It hasn’t been a bad week for off-duty NYPD officers. There was the drunk cop who shot himself or his partner in the wrist (actually he was on-duty, but whatever). Then there was the cop in the car who f*cking tried to kill the guy in the car next to him. And perhaps a few other incidents… who can say? Whatever (hey, I’m sure you can google any of this).
You take any population of 35,000 mostly young males and you will get many stories of bad and amusingly bad behavior. But that’s not my point.
It’s this headline from the Times that I find strange: “Former New York Police Officer Charged With Painting Anti-Semitic Graffiti.”
“Former New York Police Officer”?
It’s crap like this why cops hate “the liberal media.”
The story actually isn’t so bad. But the headline editor? Shame on you!
It’s like if I got arrested for something — tax charges or pedophilia or whatever (just hypothetically speaking, of course) — and they were like “former Baltimore City Police Officer arrested!” I’ve been off the friggin’ job since 2001!
Except this is much worse. Because I wasn’t kicked out of the police department. Had I wanted to (God willing), I could now have 14+ years on the job (poor me). This guy, best I can tell, was basically fired, perhaps while on probation. Why? Because he’s a hate-filled schmuck!
This guy is obviously crazy because not only did he spray paint “Jews suck cock” but he did so right under a camera.
Why can’t the headline read, “Crazy Guy Arrested for Anti-Semitic Graffiti.” Or, because the cop thing is news, “Crazy guy NYPD fired is, in fact, crazy.” Or “NYPD thought this guy is crazy. Turns out the NYPD was right!”
From the same story that calls him police:
Mr.
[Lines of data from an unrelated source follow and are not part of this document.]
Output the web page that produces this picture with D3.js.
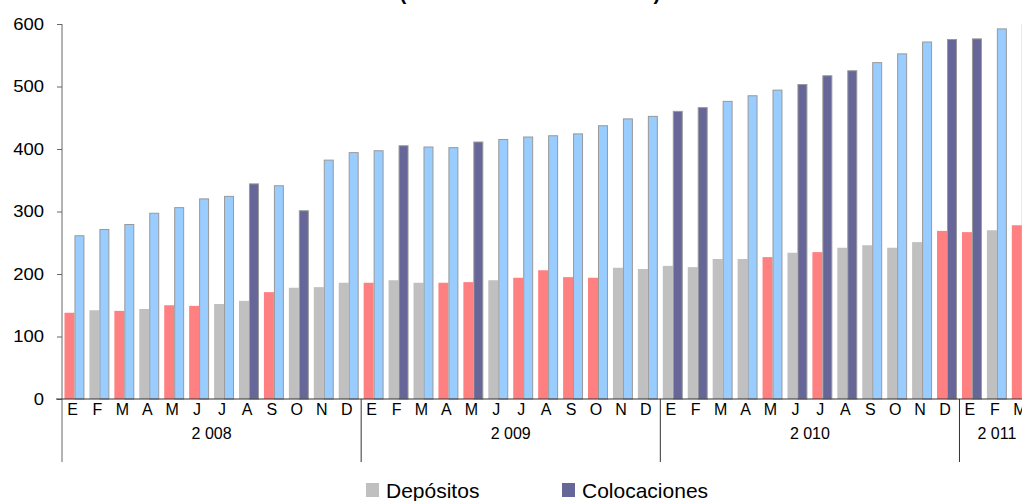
<!DOCTYPE html>
<html>
<head>
<meta charset="utf-8">
<script src="https://cdn.jsdelivr.net/npm/d3@7"></script>
<style>
  body { margin: 0; background: #fff; }
  svg { display: block; font-family: "Liberation Sans", Arial, sans-serif; }
</style>
</head>
<body>
<div class="chart"></div>
<script>
// month letters, repeated each year (E 2008 .. M 2011)
var monthLetters = ["E", "F", "M", "A", "M", "J", "J", "A", "S", "O", "N", "D"];
var years = ["2 008", "2 009", "2 010", "2 011"];
var monthsPerYear = [12, 12, 12, 3];

var depositos = [138, 142, 141, 144, 150, 149, 152, 157, 171, 178, 179, 186,
  186, 190, 186, 186, 187, 190, 194, 206, 195, 194, 210, 208,
  213, 211, 224, 224, 227, 234, 235, 242, 246, 242, 251, 269,
  267, 270, 278];

var colocaciones = [262, 272, 280, 298, 307, 321, 325, 345, 342, 302, 383, 395,
  398, 406, 404, 403, 412, 416, 420, 422, 425, 438, 449, 453,
  461, 467, 477, 486, 495, 504, 518, 526, 539, 553, 572, 576,
  577, 593, 600];

// months (index) drawn with the highlight colour
var depHighlight = [0, 2, 4, 5, 8, 12, 15, 16, 18, 19, 20, 21, 28, 30, 35, 36, 38];
var colHighlight = [7, 9, 13, 16, 24, 25, 29, 30, 31, 35, 36];

var yTicks = [0, 100, 200, 300, 400, 500, 600];
var seriesNames = ["Depósitos", "Colocaciones"];

var svgWidth = 1022;
var svgHeight = 501;

var svg = d3
  .select(".chart")
  .append("svg")
  .attr("width", svgWidth)
  .attr("height", svgHeight);

// build month table
var data = [];
var k = 0;
years.forEach(function (yr, yi) {
  for (var m = 0; m < monthsPerYear[yi]; m++) {
    data.push({
      id: k,
      year: yr,
      month: monthLetters[m],
      dep: depositos[k],
      col: colocaciones[k],
    });
    k++;
  }
});

var left = 62;
var step = 24.93;

var x = d3
  .scaleBand()
  .domain(data.map((d) => d.id))
  .range([left, left + step * data.length])
  .padding(0);

var xSub = d3
  .scaleBand()
  .domain(["dep", "col"])
  .range([0, x.bandwidth()])
  .paddingInner(0)
  .paddingOuter(0.25);

var y = d3.scaleLinear().domain([0, 600]).range([399, 24]);

// title (only the bottom of it shows in the frame)
svg
  .append("text")
  .attr("x", 530)
  .attr("y", 0)
  .attr("text-anchor", "middle")
  .attr("font-size", 20.5)
  .attr("font-weight", "bold")
  .text("(Millones de nuevos soles)");

// bars
var groups = svg
  .selectAll(".month")
  .data(data)
  .enter()
  .append("g")
  .attr("transform", (d) => `translate(${x(d.id)},0)`);

groups
  .append("rect")
  .attr("x", xSub("dep"))
  .attr("width", xSub.bandwidth())
  .attr("y", (d) => y(d.dep))
  .attr("height", (d) => y(0) - y(d.dep))
  .attr("fill", (d) => (depHighlight.includes(d.id) ? "#ff8080" : "#c0c0c0"));

groups
  .append("rect")
  .attr("x", xSub("col") + 0.5)
  .attr("width", xSub.bandwidth() - 1)
  .attr("y", (d) => y(d.col) + 0.5)
  .attr("height", (d) => y(0) - y(d.col) - 0.5)
  .attr("fill", (d) => (colHighlight.includes(d.id) ? "#666699" : "#99ccff"))
  .attr("stroke", "#999999")
  .attr("stroke-width", 1);

// y axis
var yAxis = d3.axisLeft(y).tickValues(yTicks).tickSize(5).tickPadding(12);
var yG = svg.append("g").attr("transform", `translate(${left},0)`).call(yAxis);
yG.select(".domain").remove();
yG.selectAll(".tick line").attr("stroke", "#666");
yG.selectAll("text")
  .attr("font-size", 16.5)
  .attr("fill", "#000")
  .attr("font-family", "Liberation Sans, Arial, sans-serif")
  .attr("x", -16)
  .attr("transform", "scale(1.12,1)");

svg
  .append("line")
  .attr("x1", left).attr("x2", left)
  .attr("y1", y(600)).attr("y2", 462)
  .attr("stroke", "#666");

// baseline
svg
  .append("line")
  .attr("x1", left - 6).attr("x2", svgWidth)
  .attr("y1", y(0)).attr("y2", y(0))
  .attr("stroke", "#333");

// month letters
svg
  .selectAll(".mlabel")
  .data(data)
  .enter()
  .append("text")
  .attr("x", (d) => x(d.id) + x.bandwidth() / 2 - 2)
  .attr("y", 415)
  .attr("text-anchor", "middle")
  .attr("font-size", 16)
  .text((d) => d.month);

// year labels and separators
var start = 0;
years.forEach(function (yr, yi) {
  var x0 = x(start);
  var x1 = x0 + step * monthsPerYear[yi];
  if (yi > 0) {
    svg
      .append("line")
      .attr("x1", x0).attr("x2", x0)
      .attr("y1", y(0)).attr("y2", 462)
      .attr("stroke", "#333");
  }
  svg
    .append("text")
    .attr("x", (x0 + x1) / 2)
    .attr("y", 439)
    .attr("text-anchor", "middle")
    .attr("font-size", 16)
    .text(yr);
  start += monthsPerYear[yi];
});

// legend
var legendX = [366, 562];
var legendColors = ["#c0c0c0", "#666699"];
seriesNames.forEach(function (name, i) {
  svg
    .append("rect")
    .attr("x", legendX[i])
    .attr("y", 483)
    .attr("width", 13)
    .attr("height", 14)
    .attr("fill", legendColors[i]);
  svg
    .append("text")
    .attr("x", legendX[i] + 20)
    .attr("y", 498)
    .attr("font-size", 21)
    .text(name);
});
</script>
</body>
</html>
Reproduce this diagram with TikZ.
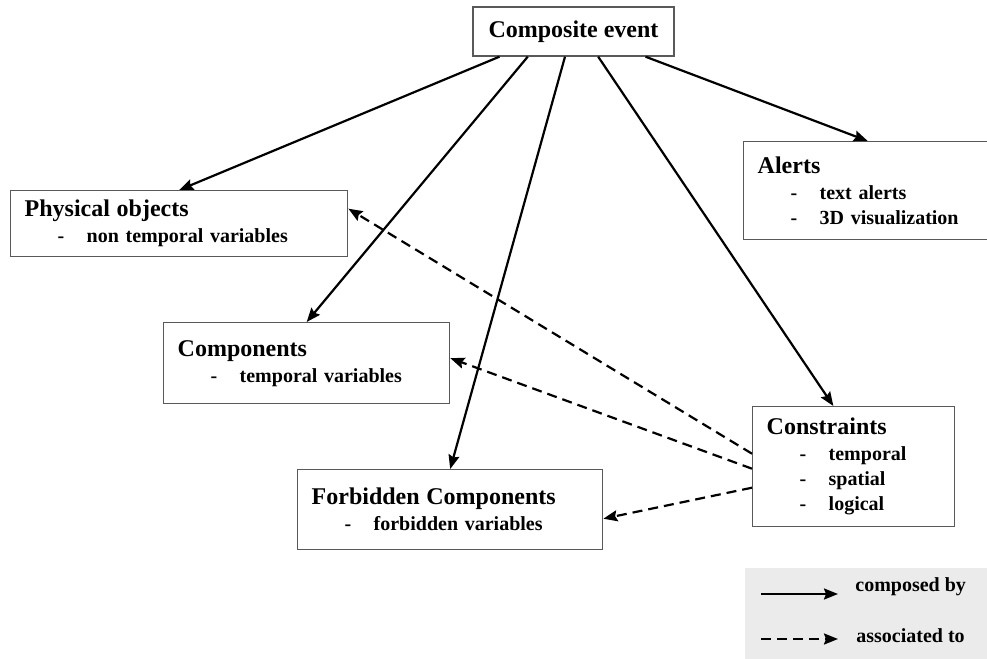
\documentclass[tikz,border=0pt]{standalone}
\usepackage{fontspec}
\setmainfont{Liberation Serif}
\usetikzlibrary{arrows.meta, positioning, calc}

\newcommand{\boxhead}[1]{{\fontsize{12pt}{13pt}\selectfont #1}\\[0.5pt]}
\newcommand{\entry}[1]{\makebox[31pt][l]{\hspace*{16.5pt}-}#1}

\begin{document}
\begin{tikzpicture}[
        x=0.5pt, y=-0.5pt,
        main node/.style={draw=black!65, line width=0.7pt, fill=white, anchor=north west,
          align=left, inner xsep=7pt, inner ysep=2pt,
          font=\bfseries\fontsize{10pt}{12.5pt}\selectfont},
        every edge/.style={draw, -{Stealth[length=7pt,width=5.5pt,inset=1pt]}, line width=1.1pt},
        assoc/.style={dash pattern=on 5pt off 3pt},
        legend text/.style={anchor=west, inner sep=0pt,
          font=\bfseries\fontsize{10pt}{12pt}\selectfont}
      ]
      \useasboundingbox (0,0) rectangle (987,659);
      \fill[black!8] (745,568) rectangle (1000,680);

      % Nodes
      \node[main node, anchor=center, align=center, minimum width=100.5pt, minimum height=24.5pt,
        font=\bfseries\fontsize{12pt}{13pt}\selectfont] (CE) at (573.5,31.5) {Composite event};
      \node[main node, text width=154.5pt, minimum height=33pt] (PO) at (10,190)
        {\boxhead{Physical objects}\entry{non temporal variables}};
      \node[main node, text width=110pt, minimum height=49pt] (AL) at (743,141)
        {\boxhead{Alerts}\entry{text alerts}\\\entry{3D visualization}};
      \node[main node, text width=129pt, minimum height=40.5pt] (CO) at (163,322)
        {\boxhead{Components}\entry{temporal variables}};
      \node[main node, text width=87pt, minimum height=60pt] (CS) at (752,406)
        {\boxhead{Constraints}\entry{temporal}\\\entry{spatial}\\\entry{logical}};
      \node[main node, text width=138.5pt, minimum height=40pt] (FC) at (297,469)
        {\boxhead{Forbidden Components}\entry{forbidden variables}};

      % Edges: composed by
      \draw ($(CE.south west)!0.134!(CE.south east)$) edge (PO.north);
      \draw ($(CE.south west)!0.274!(CE.south east)$) edge (CO.north);
      \draw ($(CE.south west)!0.458!(CE.south east)$) edge (FC.north);
      \draw ($(CE.south west)!0.622!(CE.south east)$) edge ($(CS.north west)!0.4!(CS.north east)$);
      \draw ($(CE.south west)!0.856!(CE.south east)$) edge (AL.north);

      % Edges: associated to
      \draw ([yshift=6.5pt]CS.west) edge[assoc] ([yshift=7.5pt]PO.east);
      \draw ([yshift=-1pt]CS.west) edge[assoc] ([yshift=2.5pt]CO.east);
      \draw ([yshift=-10.5pt]CS.west) edge[assoc] ([yshift=-4.5pt]FC.east);

      % Legend
      \coordinate (L1a) at (761,594);
      \coordinate (L1b) at (838,594);
      \coordinate (L2a) at (761,639);
      \coordinate (L2b) at (838,639);
      \draw (L1a) edge (L1b);
      \draw (L2a) edge[assoc] (L2b);
      \node[legend text] (T1) at (855,587) {composed by};
      \node[legend text] (T2) at (856,636) {associated to};
    \end{tikzpicture}
\end{document}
Setiawan, of Bellerose, Queens, was a police officer for two years before resigning in 2007…. The reason he left the department was not immediately clear. In the years since, the police said, Mr. Setiawan has been arrested six times.
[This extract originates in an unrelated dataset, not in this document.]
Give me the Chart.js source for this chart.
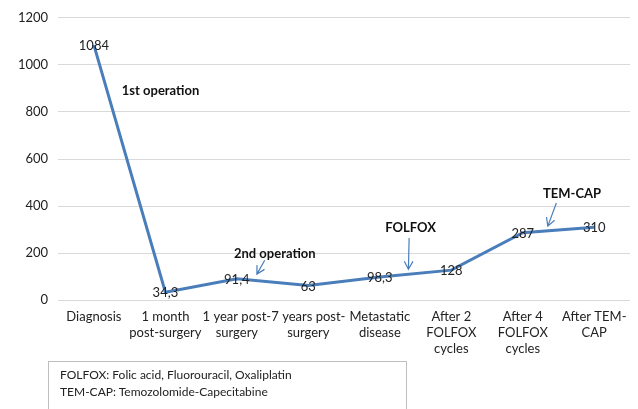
<!DOCTYPE html>
<html>
<head>
<meta charset="utf-8">
<script src="https://cdn.jsdelivr.net/npm/chart.js@4/dist/chart.umd.min.js"></script>
<style>
  html, body { margin:0; padding:0; background:#fff; }
  #wrap { position:relative; width:638px; height:409px; overflow:hidden; }
  #note {
    position:absolute; left:48px; top:361px; width:359px; height:60px;
    border:1px solid #bfbfbf; box-sizing:border-box;
    font-family:Lato, "Open Sans", sans-serif; font-size:12px; color:#222;
    padding:4px 0 0 11px; line-height:17px;
  }
</style>
</head>
<body>
<div id="wrap">
  <canvas id="chart" width="638" height="409"></canvas>
  <div id="note">FOLFOX: Folic acid, Fluorouracil, Oxaliplatin<br>TEM-CAP: Temozolomide-Capecitabine</div>
</div>
<script>
// Datos
const categories = [
  'Diagnosis',
  ['1 month', 'post-surgery'],
  ['1 year post-', 'surgery'],
  ['7 years post-', 'surgery'],
  ['Metastatic', 'disease'],
  ['After 2', 'FOLFOX', 'cycles'],
  ['After 4', 'FOLFOX', 'cycles'],
  ['After TEM-', 'CAP']
];
const values = [1084, 34.3, 91.4, 63, 98.3, 128, 287, 310];
const yTicks = [0, 200, 400, 600, 800, 1000, 1200];

// Anotaciones (posicion en indice de categoria / valor)
const notes = [
  { text:'1st operation', x:0.39, y:889, align:'left' },
  { text:'2nd operation', x:2.53, y:196, align:'center', arrow:[2.39, 170, 2.28, 111] },
  { text:'FOLFOX', x:4.43, y:306, align:'center', arrow:[4.41, 264, 4.40, 132] },
  { text:'TEM-CAP', x:6.69, y:451, align:'center', arrow:[6.47, 413, 6.35, 315] }
];

const FONT = 'Lato, "Open Sans", sans-serif';

const labelPlugin = {
  id:'pointLabels',
  afterDatasetsDraw(chart){
    const ctx = chart.ctx;
    const meta = chart.getDatasetMeta(0);
    ctx.save();
    ctx.font = '13px ' + FONT;
    ctx.fillStyle = '#222';
    ctx.textAlign = 'center';
    ctx.textBaseline = 'middle';
    meta.data.forEach((pt, i) => {
      ctx.fillText(String(values[i]).replace('.', ','), pt.x, pt.y + 1);
    });

    const xs = chart.scales.x, ys = chart.scales.y;
    notes.forEach(n => {
      ctx.font = 'bold 13px ' + FONT;
      ctx.fillStyle = '#111';
      ctx.textAlign = n.align;
      ctx.fillText(n.text, xs.getPixelForValue(n.x), ys.getPixelForValue(n.y));
      if (n.arrow) {
        const x1 = xs.getPixelForValue(n.arrow[0]), y1 = ys.getPixelForValue(n.arrow[1]);
        const x2 = xs.getPixelForValue(n.arrow[2]), y2 = ys.getPixelForValue(n.arrow[3]);
        ctx.strokeStyle = '#4a7ebb';
        ctx.lineWidth = 1.2;
        ctx.beginPath();
        ctx.moveTo(x1, y1);
        ctx.lineTo(x2, y2);
        const a = Math.atan2(y2 - y1, x2 - x1);
        const h = 9;
        ctx.moveTo(x2 - h*Math.cos(a - 0.5), y2 - h*Math.sin(a - 0.5));
        ctx.lineTo(x2, y2);
        ctx.lineTo(x2 - h*Math.cos(a + 0.5), y2 - h*Math.sin(a + 0.5));
        ctx.stroke();
      }
    });
    ctx.restore();
  }
};

new Chart(document.getElementById('chart').getContext('2d'), {
  type:'line',
  data:{
    labels:categories,
    datasets:[{
      data:values,
      borderColor:'#4a7ebb',
      borderWidth:3,
      pointRadius:0,
      tension:0,
      fill:false
    }]
  },
  options:{
    responsive:false,
    animation:false,
    layout:{ padding:{ left:8, right:8, top:10, bottom:52 } },
    plugins:{ legend:{ display:false }, tooltip:{ enabled:false } },
    scales:{
      x:{
        offset:true,
        grid:{ display:false },
        border:{ display:false },
        ticks:{ color:'#222', font:{ family:FONT, size:13, lineHeight:1.25 }, maxRotation:0, autoSkip:false, padding:0 }
      },
      y:{
        min:0, max:1200,
        afterBuildTicks(axis){ axis.ticks = yTicks.map(v => ({ value:v })); },
        grid:{ color:'#d9d9d9', drawTicks:false },
        border:{ display:false },
        ticks:{ color:'#222', font:{ family:FONT, size:13 }, padding:10, callback:v => String(v) }
      }
    }
  },
  plugins:[labelPlugin]
});
</script>
</body>
</html>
He isn’t a “former police officer.” He is a “fired police officer”!
And don’t just blame liberals. The conservative press, the New York Post, made the same mistake. But, as usual (or at least since the Times moved Al Baker, who was a great police reporter, for “being too close to police”), other papers captured a better story. Why is the Queens Courier better with police reporting than the venerable Grey Lady?
It’s actually not because of any political or liberal/conservative bias. It’s all about the reporters. The Times often hires upper-middle class “nice” people out of journalism school. These are the educated folks, like me, who correctly or not, are perceived as never having worked a blue-collar day in their lives. The hostility of police is very class based. Do you learn that in J-school? I don’t know. But I didn’t learn that at Princeton or Harvard.
The Queens Courier, on the other hand, is now edited by a former police officer. I suspect their crime coverage is going to be pretty effing good! At least for this story they use “ex” and not “former.” You may not get the difference. But I do. Beat that, Grey Lady.
To be honest, by far the best coverage of this story was in the Daily News.